Le drame qui s’est produit au grand marché de Madina suscite des polémiques. D’aucuns pensent qu’il s’agit d’un acte criminel planifié parce que des menaces avaient été faites sur les réseaux sociaux. Quel est votre avis?
Je voudrais tout simplement qu’on n’instrumentalise pas le malheur des gens. Il s’agit de centaines de femmes et d’hommes guinéens qui travaillent à la création de la richesse de la façon la plus noble possible et qui apportent énormément à notre pays. Pardon, pour l’amour de Dieu, ils sont victimes. Essayons de nous associer à leurs douleurs pour réfléchir comment on peut contribuer à atténuer leurs douleurs.
Quelle leçon tirez-vous de la grève des enseignants?

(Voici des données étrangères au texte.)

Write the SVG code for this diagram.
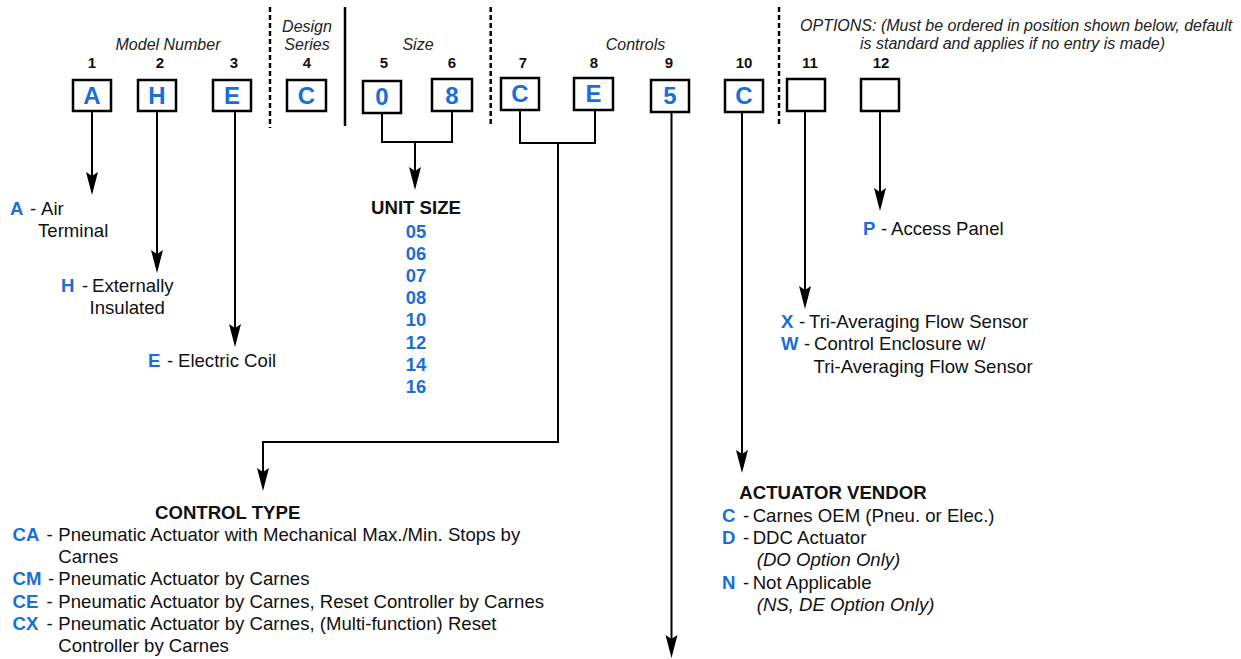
<svg xmlns="http://www.w3.org/2000/svg" width="1241" height="659" viewBox="0 0 1241 659">
<style>
.bg{fill:#fff}
.box{fill:#fff;stroke:#000;stroke-width:2.5}
.bl{font-family:"Liberation Sans",Arial,sans-serif;font-weight:bold;font-size:24px;fill:#1a6ed8;text-anchor:middle}
.num{font-family:"Liberation Sans",Arial,sans-serif;font-weight:bold;font-size:15px;fill:#111;text-anchor:middle}
.hdr{font-family:"Liberation Sans",Arial,sans-serif;font-style:italic;font-size:16px;fill:#222}
.mid{text-anchor:middle}
.t{font-family:"Liberation Sans",Arial,sans-serif;font-size:18.6px;fill:#111}
.it{font-style:italic}
.k{font-weight:bold;fill:#1a6ed8}
.h2{font-family:"Liberation Sans",Arial,sans-serif;font-weight:bold;font-size:18.6px;fill:#111}
.kv{font-family:"Liberation Sans",Arial,sans-serif;font-weight:bold;font-size:18.4px;fill:#1a6ed8;text-anchor:middle}
.conn{fill:none;stroke:#000;stroke-width:2}
.sep{fill:none;stroke:#000;stroke-width:2.4;stroke-dasharray:5 3}
.solid{fill:none;stroke:#000;stroke-width:2.5}
</style>
<defs>
<marker id="arr" markerUnits="userSpaceOnUse" markerWidth="30" markerHeight="16" refX="0" refY="0" orient="auto" overflow="visible">
<path d="M10,0 L-13,-6 L-9,0 L-13,6 Z" fill="#000"/>
</marker>
</defs>
<rect class="bg" x="0" y="0" width="1241" height="659"/>

<g id="separators">
<line class="sep" x1="270" y1="7" x2="270" y2="128"/>
<line class="solid" x1="345" y1="7" x2="345" y2="126"/>
<line class="sep" x1="490.7" y1="7" x2="490.7" y2="126"/>
<line class="sep" x1="779" y1="7" x2="779" y2="127"/>
</g>

<g id="headers">
<text class="hdr mid" x="168" y="49.5">Model Number</text>
<text class="hdr mid" x="307" y="31.5">Design</text>
<text class="hdr mid" x="307" y="49.5">Series</text>
<text class="hdr mid" x="418" y="49.5">Size</text>
<text class="hdr mid" x="635.5" y="49.5">Controls</text>
<text class="hdr" x="800" y="31">OPTIONS: (Must be ordered in position shown below, default</text>
<text class="hdr" x="860" y="49">is standard and applies if no entry is made)</text>
</g>

<g id="connectors">
<path class="conn" d="M92,111 V185" marker-end="url(#arr)"/>
<path class="conn" d="M157,111 V263" marker-end="url(#arr)"/>
<path class="conn" d="M235,111 V337" marker-end="url(#arr)"/>
<path class="conn" d="M382,113 V142 H452 V111"/>
<path class="conn" d="M415,142 V180" marker-end="url(#arr)"/>
<path class="conn" d="M520,110 V143 H595 V110"/>
<path class="conn" d="M558,143 V442 H263 V481" marker-end="url(#arr)"/>
<path class="conn" d="M671.5,112 V648" marker-end="url(#arr)"/>
<path class="conn" d="M742,112 V463" marker-end="url(#arr)"/>
<path class="conn" d="M805,111 V299" marker-end="url(#arr)"/>
<path class="conn" d="M880,111 V201" marker-end="url(#arr)"/>
</g>

<g id="pos1"><text class="num" x="92" y="68">1</text><rect class="box" x="73" y="80" width="38" height="31"/><text class="bl" x="92" y="104">A</text></g>
<g id="pos2"><text class="num" x="160" y="68">2</text><rect class="box" x="138" y="80" width="38" height="31"/><text class="bl" x="157" y="104">H</text></g>
<g id="pos3"><text class="num" x="234" y="68">3</text><rect class="box" x="213" y="80" width="38" height="31"/><text class="bl" x="232" y="104">E</text></g>
<g id="pos4"><text class="num" x="307" y="68">4</text><rect class="box" x="287" y="80" width="39" height="31"/><text class="bl" x="306.5" y="104">C</text></g>
<g id="pos5"><text class="num" x="384" y="68">5</text><rect class="box" x="363" y="81" width="38" height="32"/><text class="bl" x="382" y="105">0</text></g>
<g id="pos6"><text class="num" x="452" y="68">6</text><rect class="box" x="432" y="79" width="40" height="32"/><text class="bl" x="452" y="104">8</text></g>
<g id="pos7"><text class="num" x="523" y="68">7</text><rect class="box" x="501" y="78" width="38" height="32"/><text class="bl" x="520" y="102">C</text></g>
<g id="pos8"><text class="num" x="594" y="68">8</text><rect class="box" x="574" y="78" width="39" height="32"/><text class="bl" x="593.5" y="102">E</text></g>
<g id="pos9"><text class="num" x="669" y="68">9</text><rect class="box" x="651" y="80" width="38" height="32"/><text class="bl" x="670" y="104">5</text></g>
<g id="pos10"><text class="num" x="744" y="68">10</text><rect class="box" x="725" y="80" width="38" height="32"/><text class="bl" x="744" y="104">C</text></g>
<g id="pos11"><text class="num" x="810" y="68">11</text><rect class="box" x="787" y="79" width="38" height="32"/></g>
<g id="pos12"><text class="num" x="881" y="68">12</text><rect class="box" x="861" y="79" width="38" height="32"/></g>

<g id="model-A">
<text class="t" y="214.5"><tspan class="k" x="10">A</tspan><tspan x="30">-</tspan><tspan x="41">Air</tspan></text>
<text class="t" x="38" y="236.5">Terminal</text>
</g>
<g id="model-H">
<text class="t" y="291.5"><tspan class="k" x="61">H</tspan><tspan x="82">-</tspan><tspan x="92">Externally</tspan></text>
<text class="t" x="89.5" y="314">Insulated</text>
</g>
<g id="model-E">
<text class="t" y="366.5"><tspan class="k" x="148">E</tspan><tspan x="167">-</tspan><tspan x="178">Electric Coil</tspan></text>
</g>

<g id="unit-size">
<text class="h2 mid" x="416" y="213.5">UNIT SIZE</text>
<text class="kv" x="416" y="237.5">05</text>
<text class="kv" x="416" y="259.7">06</text>
<text class="kv" x="416" y="281.9">07</text>
<text class="kv" x="416" y="304.1">08</text>
<text class="kv" x="416" y="326.3">10</text>
<text class="kv" x="416" y="348.5">12</text>
<text class="kv" x="416" y="370.7">14</text>
<text class="kv" x="416" y="392.9">16</text>
</g>

<g id="access-panel">
<text class="t" y="234.7"><tspan class="k" x="863">P</tspan><tspan x="881">-</tspan><tspan x="891">Access Panel</tspan></text>
</g>

<g id="flow-sensor">
<text class="t" y="328"><tspan class="k" x="781">X</tspan><tspan x="799">-</tspan><tspan x="809">Tri-Averaging Flow Sensor</tspan></text>
<text class="t" y="350"><tspan class="k" x="781">W</tspan><tspan x="804">-</tspan><tspan x="814">Control Enclosure w/</tspan></text>
<text class="t" x="813.5" y="372.5">Tri-Averaging Flow Sensor</text>
</g>

<g id="control-type">
<text class="h2" x="155" y="518.5">CONTROL TYPE</text>
<text class="t" y="540.5"><tspan class="k" x="12.5">CA</tspan><tspan x="46.5">-</tspan><tspan x="58.3">Pneumatic Actuator with Mechanical Max./Min. Stops by</tspan></text>
<text class="t" x="58.3" y="562.8">Carnes</text>
<text class="t" y="585.4"><tspan class="k" x="12.5">CM</tspan><tspan x="48">-</tspan><tspan x="58.3">Pneumatic Actuator by Carnes</tspan></text>
<text class="t" y="607.6"><tspan class="k" x="12.5">CE</tspan><tspan x="46.5">-</tspan><tspan x="58.3">Pneumatic Actuator by Carnes, Reset Controller by Carnes</tspan></text>
<text class="t" y="629.8"><tspan class="k" x="12.5">CX</tspan><tspan x="46.5">-</tspan><tspan x="58.3">Pneumatic Actuator by Carnes, (Multi-function) Reset</tspan></text>
<text class="t" x="58.3" y="652">Controller by Carnes</text>
</g>

<g id="actuator-vendor">
<text class="h2" x="739.3" y="499">ACTUATOR VENDOR</text>
<text class="t" y="521.5"><tspan class="k" x="722">C</tspan><tspan x="743">-</tspan><tspan x="752.7">Carnes OEM (Pneu. or Elec.)</tspan></text>
<text class="t" y="543.7"><tspan class="k" x="722">D</tspan><tspan x="743">-</tspan><tspan x="752.7">DDC Actuator</tspan></text>
<text class="t it" x="756.7" y="566">(DO Option Only)</text>
<text class="t" y="588.5"><tspan class="k" x="722">N</tspan><tspan x="743">-</tspan><tspan x="752.7">Not Applicable</tspan></text>
<text class="t it" x="756.7" y="610.8">(NS, DE Option Only)</text>
</g>
</svg>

Lorsqu’on gouverne par le respect, on se met dans une position d’écouter l’autre puisque c’est en se parlant qu’on avance. Le fait d’avoir accepté de se parler nous a permis d’avoir les 2 millions et quelques d’enfants dans les classes après qu’ils aient perdu plus de 50 jours. Et ça, c’est la défaillance de la gouvernance qui prévaut dans le pays aujourd’hui.
Pendant cette grève, la Cntg et l’Ustg ont annoncé leur retrait de la Pcud. Qu’est ce qui est à la base de leur départ?

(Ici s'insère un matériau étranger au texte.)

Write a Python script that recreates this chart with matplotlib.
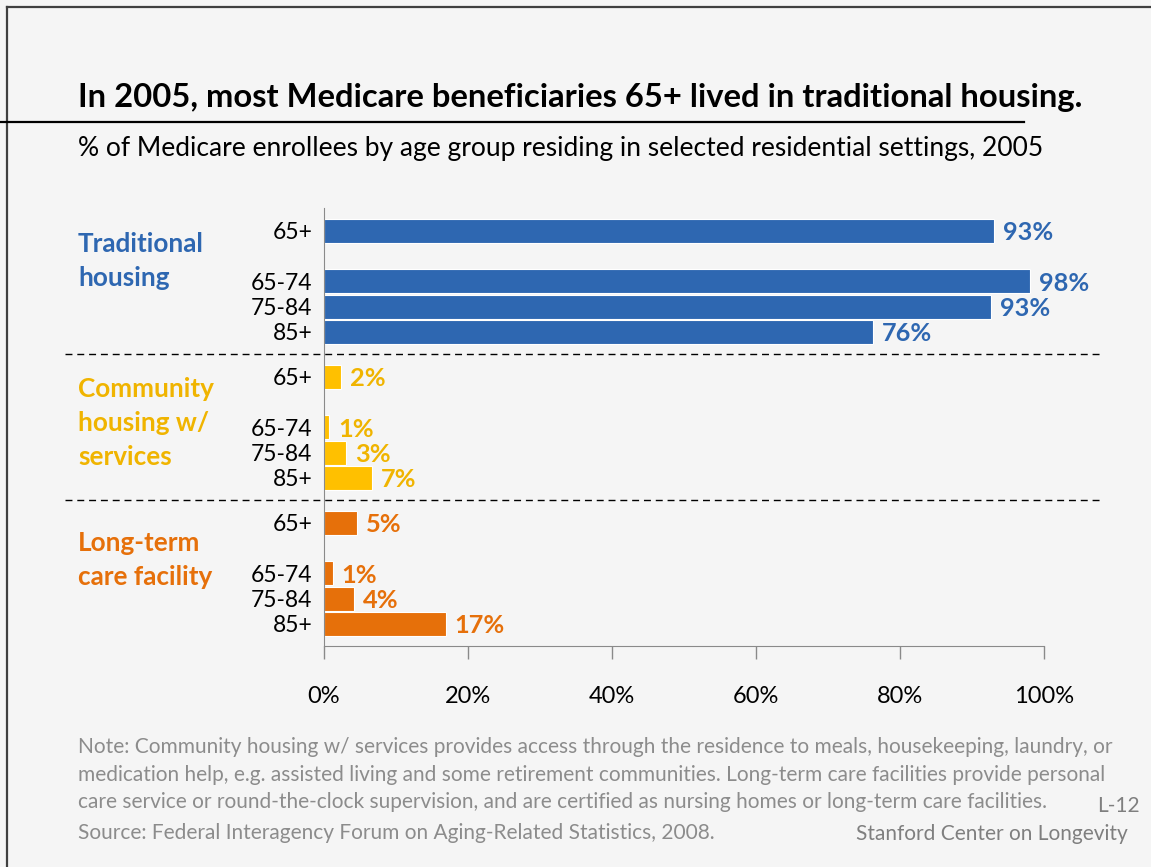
import numpy as np
import matplotlib
matplotlib.use('Agg')
import matplotlib.pyplot as plt
from matplotlib.lines import Line2D

# data
ages = ['65+', '65-74', '75-84', '85+']
groups = [['Traditional', 'housing'],
          ['Community', 'housing w/', 'services'],
          ['Long-term', 'care facility']]
traditional = [93.1, 98.1, 92.7, 76.3]
community = [2.3, 0.7, 3.1, 6.7]
longterm = [4.6, 1.2, 4.2, 16.9]
xticks = [0, 20, 40, 60, 80, 100]

title = 'In 2005, most Medicare beneficiaries 65+ lived in traditional housing.'
subtitle = '% of Medicare enrollees by age group residing in selected residential settings, 2005'
notes = ['Note: Community housing w/ services provides access through the residence to meals, housekeeping, laundry, or',
         'medication help, e.g. assisted living and some retirement communities. Long-term care facilities provide personal',
         'care service or round-the-clock supervision, and are certified as nursing homes or long-term care facilities.']
source = 'Source: Federal Interagency Forum on Aging-Related Statistics, 2008.'

blue = '#2E67B1'
yellow = '#FFC000'
yellow_txt = '#F0B400'
orange = '#E6700A'
bg = '#F5F5F5'
gray_txt = '#8C8C8C'

plt.rcParams['font.family'] = ['Lato', 'DejaVu Sans']

W, H = 1151, 867
fig = plt.figure(figsize=(W / 100, H / 100), dpi=100, facecolor=bg)


def fx(x):
    return x / W


def fy(y):
    return 1 - y / H


# axes box in pixels
ax_l, ax_r, ax_t, ax_b = 324, 1044, 208, 646
ax = fig.add_axes([fx(ax_l), fy(ax_b), (ax_r - ax_l) / W, (ax_b - ax_t) / H])
ax.set_facecolor('none')

slot = 25.35
first = 230.5
within = np.array([0, 2, 3, 4])
stride = 5.76

series = [traditional, community, longterm]
colors = [blue, yellow, orange]
txtcolors = [blue, yellow_txt, orange]

for g, (vals, c, tc) in enumerate(zip(series, colors, txtcolors)):
    ys = g * stride + within
    ax.barh(ys, vals, height=24 / slot, color=c, edgecolor='white', linewidth=0.8)
    for y, v in zip(ys, vals):
        ax.text(v + 1.25, y, f'{v:.0f}%', color=tc, fontsize=18.3, fontweight='bold',
                va='center_baseline', ha='left')
    for y, a in zip(ys, ages):
        ax.text(-1.6, y, a, color='black', fontsize=16.5, va='center_baseline', ha='right')

ax.set_xlim(0, 100)
ax.set_ylim((ax_b - first) / slot, (ax_t - first) / slot)
ax.set_yticks([])
ax.set_xticks(xticks)
ax.set_xticklabels([f'{t}%' for t in xticks], fontsize=17)
ax.tick_params(axis='x', length=9, width=1, color='#8A8A8A', pad=20)
for s in ['top', 'right']:
    ax.spines[s].set_visible(False)
ax.spines['left'].set_color('#8A8A8A')
ax.spines['bottom'].set_color('#8A8A8A')

# dashed group separators
for yy in [(4 + stride) / 2, (stride + 4 + 2 * stride) / 2]:
    ax.axhline(yy, xmin=(65 - ax_l) / (ax_r - ax_l), xmax=(1100 - ax_l) / (ax_r - ax_l),
               color='black', lw=1, ls=(0, (5, 3.5)), clip_on=False)

# group labels
group_base = [[252, 286], [397, 431, 465], [551, 585]]
for lines, bases, tc in zip(groups, group_base, txtcolors):
    for s, b in zip(lines, bases):
        fig.text(fx(78), fy(b), s, color=tc, fontsize=18.8, fontweight='bold', va='baseline')

# frame lines
fig.add_artist(Line2D([fx(7), 1], [fy(7), fy(7)], color='#404040', lw=1.6))
fig.add_artist(Line2D([fx(7), fx(7)], [fy(7), 0], color='#404040', lw=1.6))
fig.add_artist(Line2D([0, fx(1024)], [fy(122), fy(122)], color='black', lw=1.6))

renderer = fig.canvas.get_renderer()


def fit(t, width):
    bb = t.get_window_extent(renderer)
    t.set_fontsize(t.get_fontsize() * width / bb.width)


t1 = fig.text(fx(78), fy(107), title, fontsize=20, fontweight='bold', va='baseline')
fit(t1, 1007)
t2 = fig.text(fx(78), fy(156), subtitle, fontsize=16, va='baseline')
fit(t2, 969)

note_base = [753, 781, 808]
nt = []
for s, b in zip(notes, note_base):
    nt.append(fig.text(fx(78), fy(b), s, fontsize=13, color=gray_txt, va='baseline'))
fit(nt[1], 1028)
for t in nt:
    t.set_fontsize(nt[1].get_fontsize())
fig.text(fx(78), fy(839), source, fontsize=nt[1].get_fontsize(), color=gray_txt, va='baseline')
fig.text(fx(1140), fy(812), 'L-12', fontsize=nt[1].get_fontsize(), color='#7F7F7F', va='baseline', ha='right')
fig.text(fx(1128), fy(840), 'Stanford Center on Longevity', fontsize=nt[1].get_fontsize(),
         color='#7F7F7F', va='baseline', ha='right')

fig.savefig('out.png', dpi=100, facecolor=bg)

Je n’ai aucun commentaire à faire par rapport à cela. La Pcud est une institution responsable qui ne vit pas au gré des humeurs. Nous sommes dans nos convictions. Nous avons soutenu le Slecg parce que nous avons voulu que ça soit fait dans le cadre de l’unité syndicale. Notre combat n’a pas été compris. Nous les avons soutenus pour que les enfants retournent en classe, pour préserver l’unité syndicale, mais surtout pour que les revendications des enseignants ne soient pas mises sous menaces. Aujourd’hui, nous sommes fiers d’avoir joué ce rôle. C’est ce qui a permis effectivement au dénouement heureux de cette crise dans l’intérêt de tous les travailleurs de Guinée. Nous continuerons à travailler dans cet esprit et rien ne va nous détourner de cela.
Donc c’est votre soutien au Slecg qui a poussé les deux centrales syndicales à se désaffilier à la Pcud?

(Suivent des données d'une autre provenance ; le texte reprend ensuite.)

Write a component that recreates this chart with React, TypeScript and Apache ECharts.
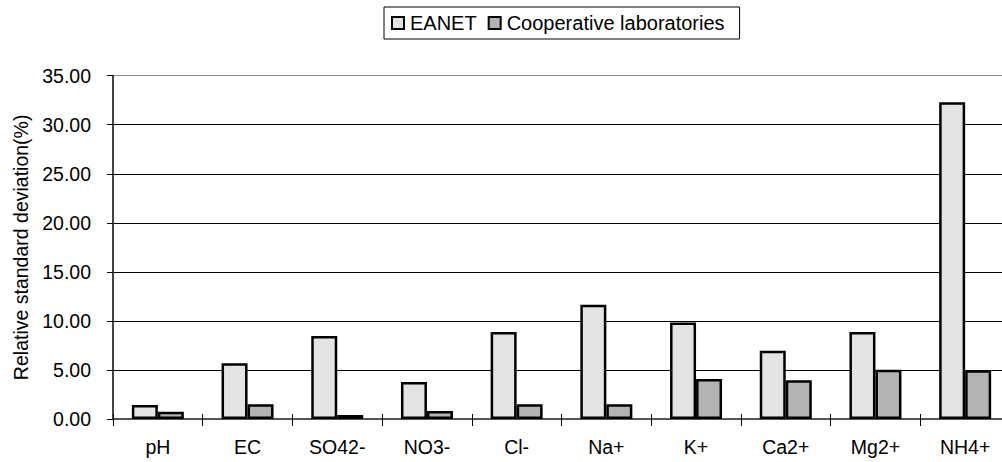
import React, { useEffect, useRef } from "react";
import * as echarts from "echarts";

const categories = ["pH", "EC", "SO42-", "NO3-", "Cl-", "Na+", "K+", "Ca2+", "Mg2+", "NH4+"];
const eanetValues = [1.43, 5.68, 8.47, 3.78, 8.88, 11.66, 9.83, 6.97, 8.88, 32.3];
const coopValues = [0.75, 1.5, 0.41, 0.82, 1.5, 1.5, 4.08, 3.95, 5.03, 4.97];
const seriesNames = ["EANET", "Cooperative laboratories"];
const yTicks = { min: 0, max: 35, interval: 5 };

const FONT = "'Liberation Sans', Arial, sans-serif";

export default function App() {
  const ref = useRef<HTMLDivElement>(null);
  useEffect(() => {
    if (!ref.current) return;
    const chart = echarts.init(ref.current, null, { renderer: "svg" });
    chart.setOption({
      animation: false,
      backgroundColor: "#fff",
      textStyle: { fontFamily: FONT },
      legend: {
        left: 384,
        top: 7,
        padding: [6, 15, 6, 7],
        borderColor: "#000",
        borderWidth: 1,
        itemWidth: 12,
        itemHeight: 12,
        itemGap: 11,
        icon: "rect",
        itemStyle: { borderColor: "#000", borderWidth: 2 },
        textStyle: { fontFamily: FONT, fontSize: 20, color: "#000", padding: [0, 0, 0, 1] },
        data: seriesNames,
      },
      grid: {
        left: 113,
        top: 75.7,
        width: 897,
        height: 343.3,
        outerBoundsMode: "none",
      },
      xAxis: [
        {
          type: "category",
          data: categories,
          axisLine: { lineStyle: { color: "#555", width: 2 } },
          axisTick: { show: true, length: 7, lineStyle: { color: "#000", width: 1 } },
          axisLabel: { color: "#000", fontSize: 19.5, fontFamily: FONT, margin: 18 },
        },
        {
          type: "category",
          data: categories,
          position: "bottom",
          axisLine: { show: false },
          axisTick: { show: true, inside: true, length: 5, lineStyle: { color: "#000", width: 1 } },
          axisLabel: { show: false },
          splitLine: { show: false },
        },
      ],
      yAxis: {
        type: "value",
        min: yTicks.min,
        max: yTicks.max,
        interval: yTicks.interval,
        name: "Relative standard deviation(%)",
        nameLocation: "middle",
        nameGap: 76,
        nameTextStyle: { color: "#000", fontSize: 19.5, fontFamily: FONT },
        axisLine: { show: true, lineStyle: { color: "#444", width: 2 } },
        axisTick: { show: true, length: 6, lineStyle: { color: "#000", width: 1 } },
        axisLabel: {
          color: "#000",
          fontSize: 19.5,
          fontFamily: FONT,
          margin: 22,
          formatter: (v: number) => v.toFixed(2),
        },
        splitLine: {
          show: true,
          lineStyle: {
            color: ["#000", "#000", "#000", "#000", "#000", "#000", "#000", "#888"],
            width: 1,
          },
        },
      },
      series: [
        {
          name: seriesNames[0],
          type: "bar",
          data: eanetValues,
          barWidth: 26,
          barGap: "0%",
          itemStyle: { color: "#e3e3e3", borderColor: "#000", borderWidth: 2.5 },
        },
        {
          name: seriesNames[1],
          type: "bar",
          data: coopValues,
          barWidth: 26,
          barGap: "0%",
          itemStyle: { color: "#b3b3b3", borderColor: "#000", borderWidth: 2.5 },
        },
      ],
    });
    return () => chart.dispose();
  }, []);
  return (
    <div
      ref={ref}
      style={{ position: "fixed", left: 0, top: 0, width: 1002, height: 462 }}
    />
  );
}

Ce débat là n’est pas important. La Pcud c’est 400 organisations actuellement. Elle couvre tout le territoire et elle ne tire de sa légitimité ou de sa notoriété de l’engagement ou du retrait de personne. La Pcud tire sa notoriété de sa conviction et de la ligne qu’elle a prise pour le pays. Et bien sûr, c’est en cela, elle voudrait que tout le monde y soit. On a donné des conseils, les gens n’ont pas voulu suivre. Je crois qu’on aura le temps de parler de toutes ces questions. Maintenant, ce qui nous importe aujourd’hui que la Guinée se porte bien. C’est dans ce sens que notre engagement est total et notre détermination est sans failles.